Postscript: A website about the History of the Atlantic Cable & Undersea Communications, “one of the greatest technological achievements of the 19th century, often equated with the 20th century’s first moon landing,” is surprised that Lord Kelvin, one of its key pioneers, is not better known. They list the honors bestowed on him in his lifetime:

Antique Italian “Kelvin 3-Scale Thermometer” with Fahrenheit, Celsius and Réaumur scales, traced from a photo by JBG.

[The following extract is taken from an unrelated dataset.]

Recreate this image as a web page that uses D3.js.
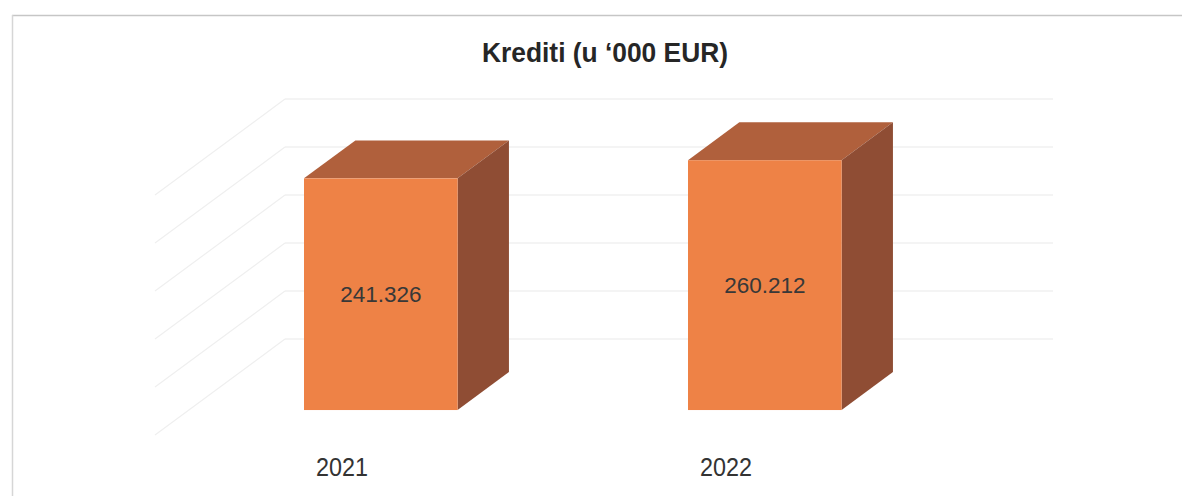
<!DOCTYPE html>
<html>
<head>
<meta charset="utf-8">
<script src="https://cdn.jsdelivr.net/npm/d3@7/dist/d3.min.js"></script>
<style>
  html, body { margin: 0; padding: 0; background: #ffffff; }
  svg { display: block; }
</style>
</head>
<body>
<svg id="chart" width="1182" height="496"></svg>
<script>
// Krediti (u '000 EUR) – 3D column chart
const chartTitle = "Krediti (u \u2018000 EUR)";
const years = ["2021", "2022"];
const loans = [241326, 260212];          // in thousands of EUR
const gridTicks = [0, 50000, 100000, 150000, 200000, 250000];

// local number format: dot as thousands separator
const fmt = d3.formatLocale({ decimal: ",", thousands: ".", grouping: [3], currency: ["", " EUR"] }).format(",.0f");

const svg = d3.select("#chart");
const W = 1182, H = 496;

// oblique projection: depth 0 = front edge of floor, depth 1 = back wall
const DX = 130, DY = 96;
const barD0 = 0.26, barD1 = 0.655;
const proj = (x, y, d) => [x + d * DX, y - d * DY];

const x = d3.scaleBand().domain(years).range([155, 923]).paddingInner(0.6).paddingOuter(0.3);
const y = d3.scaleLinear().domain([0, 250000]).range([435, 195]);

// page frame: top and left edges
svg.append("line").attr("x1", 12).attr("x2", W).attr("y1", 15.5).attr("y2", 15.5)
  .attr("stroke", "#c6c6c6").attr("stroke-width", 1.5);
svg.append("line").attr("x1", 12.5).attr("x2", 12.5).attr("y1", 15).attr("y2", H)
  .attr("stroke", "#d6d6d6").attr("stroke-width", 1.5);

// title
svg.append("text")
  .attr("x", 605).attr("y", 62)
  .attr("text-anchor", "middle")
  .attr("font-family", "Liberation Sans, Arial, sans-serif")
  .attr("font-weight", "bold")
  .attr("font-size", 28.5)
  .attr("textLength", 246).attr("lengthAdjust", "spacingAndGlyphs")
  .attr("fill", "#262626")
  .text(chartTitle);

// gridlines: left side wall (fainter) and back wall
const [xl, xr] = x.range();
const grid = svg.append("g").attr("fill", "none").attr("stroke-width", 1.2);
gridTicks.forEach(t => {
  const yy = y(t);
  const a = proj(xl, yy, 0), b = proj(xl, yy, 1), c = proj(xr, yy, 1);
  grid.append("path").attr("d", d3.line()([a, b])).attr("stroke", "#efefef");
  grid.append("path").attr("d", d3.line()([b, c])).attr("stroke", "#e9e9e9");
});

// bars as boxes: top, side, front
const bars = svg.append("g").selectAll("g").data(years.map((k, i) => ({ year: k, value: loans[i] }))).join("g");
const bw = x.bandwidth();
const depthDX = (barD1 - barD0) * DX, depthDY = (barD1 - barD0) * DY;

bars.each(function (d) {
  const g = d3.select(this);
  const [fx, fyBase] = proj(x(d.year), y(0), barD0);
  const [, fyTop] = proj(x(d.year), y(d.value), barD0);
  const poly = pts => pts.map(p => p.join(",")).join(" ");
  // top face
  g.append("polygon")
    .attr("points", poly([[fx, fyTop], [fx + depthDX, fyTop - depthDY], [fx + bw + depthDX, fyTop - depthDY], [fx + bw, fyTop]]))
    .attr("fill", "#b0603c");
  // right side face
  g.append("polygon")
    .attr("points", poly([[fx + bw, fyTop], [fx + bw + depthDX, fyTop - depthDY], [fx + bw + depthDX, fyBase - depthDY], [fx + bw, fyBase]]))
    .attr("fill", "#8f4d34");
  // front face
  g.append("rect")
    .attr("x", fx).attr("y", fyTop).attr("width", bw).attr("height", fyBase - fyTop)
    .attr("fill", "#ee8246");
  // value label
  g.append("text")
    .attr("x", fx + bw / 2).attr("y", (fyTop + fyBase) / 2)
    .attr("dy", "0.36em")
    .attr("text-anchor", "middle")
    .attr("font-family", "Liberation Sans, Arial, sans-serif")
    .attr("font-size", 22.5)
    .attr("fill", "#383838")
    .text(fmt(d.value));
});

// category axis along the front edge of the floor
const axis = svg.append("g")
  .attr("transform", "translate(-5,458)")
  .call(d3.axisBottom(x).tickSize(0).tickPadding(0));
axis.select(".domain").remove();
axis.selectAll("text")
  .attr("font-family", "Liberation Sans, Arial, sans-serif")
  .attr("font-size", 25)
  .attr("fill", "#333333")
  .attr("dy", "0.72em")
  .attr("textLength", 52).attr("lengthAdjust", "spacingAndGlyphs");
</script>
</body>
</html>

At the dawn of the 20th century, Sir William Thomson, known as Lord Kelvin (of Largs), was widely acknowledged as one of the greatest scientists in history. (Crocker, 1902; Lord Kelvin, 1902) More recently, polls of over 500 physicists from around the world failed to even nominate him for consideration as one of the great physicists of all time. (Physics World, 1999; Physics Web News, 1999; Top 10, 1999) Is it confusion over his name? Is he one person or three: ‘William Thomson’ or the misspelled ‘William Thompson’ or is he ‘Lord Kelvin’?  Or are his many contributions to classical physics and electrical communications so easily overlooked? More likely, Lord Kelvin defies a ready definition. Is he a mathematician, a physicist or an engineer? He contributed to theoretical classical physics while simultaneously applying empirical mathematical analysis to the new fields of engineering and electrical science. Many physicists consider him an engineer. Engineers consider him too theoretical. Mathematicians overlook his applications. In today’s technical world, his contributions across many areas of study, now highly specialized, have left him ill defined; however, no one else has accomplished so much in so many disciplines. (Crocker, 1902)

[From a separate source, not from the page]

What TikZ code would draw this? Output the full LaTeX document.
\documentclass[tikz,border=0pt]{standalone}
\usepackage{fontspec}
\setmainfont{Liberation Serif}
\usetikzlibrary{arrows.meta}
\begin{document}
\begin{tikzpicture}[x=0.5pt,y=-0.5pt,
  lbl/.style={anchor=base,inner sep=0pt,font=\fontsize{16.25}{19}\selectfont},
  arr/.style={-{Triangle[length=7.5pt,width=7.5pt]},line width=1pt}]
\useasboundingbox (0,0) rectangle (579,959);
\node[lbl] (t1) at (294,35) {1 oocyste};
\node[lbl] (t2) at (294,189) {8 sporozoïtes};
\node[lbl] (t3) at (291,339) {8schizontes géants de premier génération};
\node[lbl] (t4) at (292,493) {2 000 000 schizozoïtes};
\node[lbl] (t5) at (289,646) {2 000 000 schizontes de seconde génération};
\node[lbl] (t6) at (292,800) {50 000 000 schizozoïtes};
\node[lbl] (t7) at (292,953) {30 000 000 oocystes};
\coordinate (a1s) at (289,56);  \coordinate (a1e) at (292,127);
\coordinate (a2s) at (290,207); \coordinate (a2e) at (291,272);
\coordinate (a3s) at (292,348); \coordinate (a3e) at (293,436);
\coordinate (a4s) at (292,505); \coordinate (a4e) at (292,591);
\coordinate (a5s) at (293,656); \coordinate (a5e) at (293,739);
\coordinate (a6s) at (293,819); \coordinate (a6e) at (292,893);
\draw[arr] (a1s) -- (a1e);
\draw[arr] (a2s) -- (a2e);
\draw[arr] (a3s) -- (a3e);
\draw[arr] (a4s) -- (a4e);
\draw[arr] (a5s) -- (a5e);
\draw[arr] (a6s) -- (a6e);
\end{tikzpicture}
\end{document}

William Thomson is credited with many of the important theoretical and mathematical concepts that underlie the 19th century’s great progress in classical physics. He established key concepts leading to the Law of Conservation of Energy, the first and second laws of Thermodynamics, and introduced the words “potential” and “kinetic” energy into the physics lexicon. He established the absolute temperature scale (now known as degrees ‘Kelvin’) and was instrumental in promoting the international adoption of standard electrical measures and the French metric system. He was also a public figure, renowned as an important telegraph engineer and inventor, and the scientist responsible for the success of the Atlantic Cable. Thomson used innovative mathematical approaches and analogies drawn from physics to solve many of the crucial engineering problems facing the Atlantic cable project. He was the first person to explain the electrical theory behind the operation of land based telegraph lines allowing him to conceive a new system for successful undersea telegraphy. During his lifetime, he wrote 661 scientific papers and was awarded 75 patents in the United Kingdom, the United States and Switzerland. (Trainer, 2004) He was knighted in 1866, and in 1892 he was the first scientist in British history to be named a Lord. He was also the first scientist to be raised to the Privy Council in 1902. Among his many honors, William Thomson was Fellow and President of the Royal Society, Fellow and President of the Royal Society of Edinburgh, recipient of the Copley Medal (the 19th century equivalent of the Nobel Prize). He was laid to rest as Lord Kelvin in December, 1907 next to Sir Isaac Newton in London’s Westminster Abbey. He was buried with all the pomp and honor that the British Empire could bestow on one of its most famous sons.